--- Aim of the task ---
Your copy of the material must match it exactly, except that pictures are dropped.

Start of Dataset section

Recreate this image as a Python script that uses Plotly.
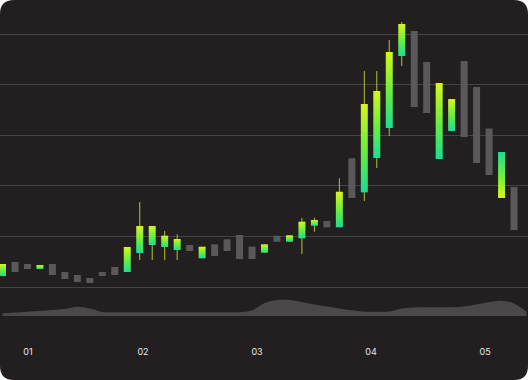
import plotly.graph_objects as go

# ---- data ----
opens  = [2.17, 4.94, 4.55, 3.56, 4.55, 2.96, 2.37, 1.78, 2.96, 3.95,
          2.96, 6.72, 8.30, 7.91, 7.31, 8.30, 5.67, 8.44, 9.43, 10.28,
          7.98, 6.78, 10.14, 8.95, 9.62, 12.11, 13.04, 11.80, 25.45, 18.71,
          25.49, 31.42, 45.65, 50.59, 44.47, 25.30, 30.83, 44.66, 39.53, 31.32,
          26.68, 19.76]
closes = [4.55, 2.96, 3.56, 4.35, 2.37, 1.58, 0.99, 0.79, 2.17, 2.37,
          7.91, 12.06, 12.06, 10.14, 9.49, 7.11, 7.96, 6.13, 7.11, 5.53,
          5.53, 8.44, 8.95, 10.22, 12.91, 13.24, 11.80, 18.83, 17.59, 36.17,
          38.74, 46.44, 51.98, 35.57, 34.39, 40.32, 37.15, 29.64, 24.51, 22.13,
          17.59, 11.26]
highs  = [4.55, 4.94, 4.55, 4.35, 4.55, 2.96, 2.37, 1.78, 2.96, 3.95,
          7.91, 16.80, 12.06, 11.07, 10.38, 8.30, 7.96, 8.44, 9.43, 10.28,
          7.98, 8.44, 10.14, 10.22, 13.64, 13.70, 13.04, 21.48, 25.45, 42.69,
          42.69, 48.81, 52.37, 50.59, 44.47, 40.32, 37.15, 44.66, 39.53, 31.32,
          26.68, 19.76]
lows   = [2.17, 2.96, 3.56, 3.56, 2.37, 1.58, 0.99, 0.79, 2.17, 2.37,
          2.96, 5.34, 5.34, 5.34, 5.34, 7.11, 5.67, 6.13, 7.11, 5.53,
          5.53, 6.78, 8.95, 8.95, 6.52, 10.93, 11.80, 11.80, 17.59, 17.00,
          23.52, 29.84, 43.68, 35.57, 34.39, 25.30, 30.83, 29.64, 24.51, 22.13,
          17.59, 11.26]
highlight = [1, 0, 0, 1, 0, 0, 0, 0, 0, 0,
             1, 1, 1, 1, 1, 0, 1, 0, 0, 0,
             0, 1, 0, 1, 1, 1, 0, 1, 0, 1,
             1, 1, 1, 0, 0, 1, 1, 0, 0, 0,
             1, 0]
volume = [27, 35, 43, 50, 60, 70, 93, 75, 40, 37,
          37, 37, 37, 37, 37, 37, 37, 37, 37, 38,
          55, 130, 160, 160, 140, 115, 95, 75, 57, 43,
          43, 45, 75, 85, 87, 87, 87, 95, 115, 140,
          153, 125, 43]
tick_pos = [2.04, 11.26, 20.4, 29.54, 38.68]
tick_labels = ["01", "02", "03", "04", "05"]

BG = "#231f20"
GRID = "#464344"
GRAY = "#5a5859"
WICK = "#b2c432"
GRAD = [[0, "#1ade94"], [0.5, "#6fee3a"], [1, "#d6f51c"]]
HW = 0.28

n = len(opens)
xs = list(range(n))

fig = go.Figure()

# volume area
fig.add_trace(go.Scatter(
    x=list(range(len(volume))), y=volume, yaxis="y2", mode="lines",
    line=dict(color="#4a4849", width=0, shape="spline", smoothing=1.0),
    fill="tozeroy", fillcolor="#4a4849", hoverinfo="skip", showlegend=False))

# wicks (only on highlighted candles)
wx, wy = [], []
for i in xs:
    if highlight[i]:
        wx += [i, i, None]
        wy += [lows[i], highs[i], None]
fig.add_trace(go.Scatter(x=wx, y=wy, mode="lines",
                         line=dict(color=WICK, width=1), hoverinfo="skip",
                         showlegend=False))

# gray candles
for i in xs:
    if highlight[i]:
        continue
    o, c = opens[i], closes[i]
    fig.add_trace(go.Scatter(
        x=[i - HW, i + HW, i + HW, i - HW, i - HW],
        y=[o, o, c, c, o], mode="lines", fill="toself", fillcolor=GRAY,
        line=dict(width=0, color="rgba(0,0,0,0)"),
        hoverinfo="skip", showlegend=False))

# highlighted gradient candles
for i in xs:
    if not highlight[i]:
        continue
    o, c = opens[i], closes[i]
    fig.add_trace(go.Scatter(
        x=[i - HW, i + HW, i + HW, i - HW, i - HW],
        y=[o, o, c, c, o], mode="lines", fill="toself",
        line=dict(width=0, color="rgba(0,0,0,0)"),
        fillgradient=dict(type="vertical", colorscale=GRAD, start=o, stop=c),
        hoverinfo="skip", showlegend=False))

W, H, B = 528, 380, 35
ph = H - B
x0, x1, y0, y1 = 0, 1, -B / ph, 1
rx, ry = 14 / W, 14 / ph
path = (f"M {x0+rx},{y1} L {x1-rx},{y1} Q {x1},{y1} {x1},{y1-ry} "
        f"L {x1},{y0+ry} Q {x1},{y0} {x1-rx},{y0} L {x0+rx},{y0} "
        f"Q {x0},{y0} {x0},{y0+ry} L {x0},{y1-ry} Q {x0},{y1} {x0+rx},{y1} Z")

fig.update_layout(
    width=W, height=H, margin=dict(l=0, r=0, t=0, b=B),
    paper_bgcolor="white", plot_bgcolor="rgba(0,0,0,0)",
    showlegend=False,
    shapes=[dict(type="path", xref="paper", yref="paper", path=path,
                 fillcolor=BG, line=dict(width=0), layer="below")],
    xaxis=dict(range=[-0.2, 42.12], showgrid=False, zeroline=False,
               showline=False, tickvals=tick_pos, ticktext=tick_labels,
               ticks="", tickfont=dict(family="Inter", size=9, color="#e6e6e6")),
    yaxis=dict(range=[-11.46, 56.72], tickvals=[0, 10, 20, 30, 40, 50],
               showticklabels=False, showgrid=True, gridcolor=GRID,
               gridwidth=1, zeroline=False, showline=False),
    yaxis2=dict(range=[-290, 3160], overlaying="y", showgrid=False,
                showticklabels=False, zeroline=False, showline=False),
)

fig.write_html("out.html", config={"displayModeBar": False},
               post_script="document.body.style.margin='0';")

End of Dataset section

--- Finished exercise ---
Recreate this image as a Python script that uses Plotly.
import plotly.graph_objects as go

# ---- data ----
opens  = [2.17, 4.94, 4.55, 3.56, 4.55, 2.96, 2.37, 1.78, 2.96, 3.95,
          2.96, 6.72, 8.30, 7.91, 7.31, 8.30, 5.67, 8.44, 9.43, 10.28,
          7.98, 6.78, 10.14, 8.95, 9.62, 12.11, 13.04, 11.80, 25.45, 18.71,
          25.49, 31.42, 45.65, 50.59, 44.47, 25.30, 30.83, 44.66, 39.53, 31.32,
          26.68, 19.76]
closes = [4.55, 2.96, 3.56, 4.35, 2.37, 1.58, 0.99, 0.79, 2.17, 2.37,
          7.91, 12.06, 12.06, 10.14, 9.49, 7.11, 7.96, 6.13, 7.11, 5.53,
          5.53, 8.44, 8.95, 10.22, 12.91, 13.24, 11.80, 18.83, 17.59, 36.17,
          38.74, 46.44, 51.98, 35.57, 34.39, 40.32, 37.15, 29.64, 24.51, 22.13,
          17.59, 11.26]
highs  = [4.55, 4.94, 4.55, 4.35, 4.55, 2.96, 2.37, 1.78, 2.96, 3.95,
          7.91, 16.80, 12.06, 11.07, 10.38, 8.30, 7.96, 8.44, 9.43, 10.28,
          7.98, 8.44, 10.14, 10.22, 13.64, 13.70, 13.04, 21.48, 25.45, 42.69,
          42.69, 48.81, 52.37, 50.59, 44.47, 40.32, 37.15, 44.66, 39.53, 31.32,
          26.68, 19.76]
lows   = [2.17, 2.96, 3.56, 3.56, 2.37, 1.58, 0.99, 0.79, 2.17, 2.37,
          2.96, 5.34, 5.34, 5.34, 5.34, 7.11, 5.67, 6.13, 7.11, 5.53,
          5.53, 6.78, 8.95, 8.95, 6.52, 10.93, 11.80, 11.80, 17.59, 17.00,
          23.52, 29.84, 43.68, 35.57, 34.39, 25.30, 30.83, 29.64, 24.51, 22.13,
          17.59, 11.26]
highlight = [1, 0, 0, 1, 0, 0, 0, 0, 0, 0,
             1, 1, 1, 1, 1, 0, 1, 0, 0, 0,
             0, 1, 0, 1, 1, 1, 0, 1, 0, 1,
             1, 1, 1, 0, 0, 1, 1, 0, 0, 0,
             1, 0]
volume = [27, 35, 43, 50, 60, 70, 93, 75, 40, 37,
          37, 37, 37, 37, 37, 37, 37, 37, 37, 38,
          55, 130, 160, 160, 140, 115, 95, 75, 57, 43,
          43, 45, 75, 85, 87, 87, 87, 95, 115, 140,
          153, 125, 43]
tick_pos = [2.04, 11.26, 20.4, 29.54, 38.68]
tick_labels = ["01", "02", "03", "04", "05"]

BG = "#231f20"
GRID = "#464344"
GRAY = "#5a5859"
WICK = "#b2c432"
GRAD = [[0, "#1ade94"], [0.5, "#6fee3a"], [1, "#d6f51c"]]
HW = 0.28

n = len(opens)
xs = list(range(n))

fig = go.Figure()

# volume area
fig.add_trace(go.Scatter(
    x=list(range(len(volume))), y=volume, yaxis="y2", mode="lines",
    line=dict(color="#4a4849", width=0, shape="spline", smoothing=1.0),
    fill="tozeroy", fillcolor="#4a4849", hoverinfo="skip", showlegend=False))

# wicks (only on highlighted candles)
wx, wy = [], []
for i in xs:
    if highlight[i]:
        wx += [i, i, None]
        wy += [lows[i], highs[i], None]
fig.add_trace(go.Scatter(x=wx, y=wy, mode="lines",
                         line=dict(color=WICK, width=1), hoverinfo="skip",
                         showlegend=False))

# gray candles
for i in xs:
    if highlight[i]:
        continue
    o, c = opens[i], closes[i]
    fig.add_trace(go.Scatter(
        x=[i - HW, i + HW, i + HW, i - HW, i - HW],
        y=[o, o, c, c, o], mode="lines", fill="toself", fillcolor=GRAY,
        line=dict(width=0, color="rgba(0,0,0,0)"),
        hoverinfo="skip", showlegend=False))

# highlighted gradient candles
for i in xs:
    if not highlight[i]:
        continue
    o, c = opens[i], closes[i]
    fig.add_trace(go.Scatter(
        x=[i - HW, i + HW, i + HW, i - HW, i - HW],
        y=[o, o, c, c, o], mode="lines", fill="toself",
        line=dict(width=0, color="rgba(0,0,0,0)"),
        fillgradient=dict(type="vertical", colorscale=GRAD, start=o, stop=c),
        hoverinfo="skip", showlegend=False))

W, H, B = 528, 380, 35
ph = H - B
x0, x1, y0, y1 = 0, 1, -B / ph, 1
rx, ry = 14 / W, 14 / ph
path = (f"M {x0+rx},{y1} L {x1-rx},{y1} Q {x1},{y1} {x1},{y1-ry} "
        f"L {x1},{y0+ry} Q {x1},{y0} {x1-rx},{y0} L {x0+rx},{y0} "
        f"Q {x0},{y0} {x0},{y0+ry} L {x0},{y1-ry} Q {x0},{y1} {x0+rx},{y1} Z")

fig.update_layout(
    width=W, height=H, margin=dict(l=0, r=0, t=0, b=B),
    paper_bgcolor="white", plot_bgcolor="rgba(0,0,0,0)",
    showlegend=False,
    shapes=[dict(type="path", xref="paper", yref="paper", path=path,
                 fillcolor=BG, line=dict(width=0), layer="below")],
    xaxis=dict(range=[-0.2, 42.12], showgrid=False, zeroline=False,
               showline=False, tickvals=tick_pos, ticktext=tick_labels,
               ticks="", tickfont=dict(family="Inter", size=9, color="#e6e6e6")),
    yaxis=dict(range=[-11.46, 56.72], tickvals=[0, 10, 20, 30, 40, 50],
               showticklabels=False, showgrid=True, gridcolor=GRID,
               gridwidth=1, zeroline=False, showline=False),
    yaxis2=dict(range=[-290, 3160], overlaying="y", showgrid=False,
                showticklabels=False, zeroline=False, showline=False),
)

fig.write_html("out.html", config={"displayModeBar": False},
               post_script="document.body.style.margin='0';")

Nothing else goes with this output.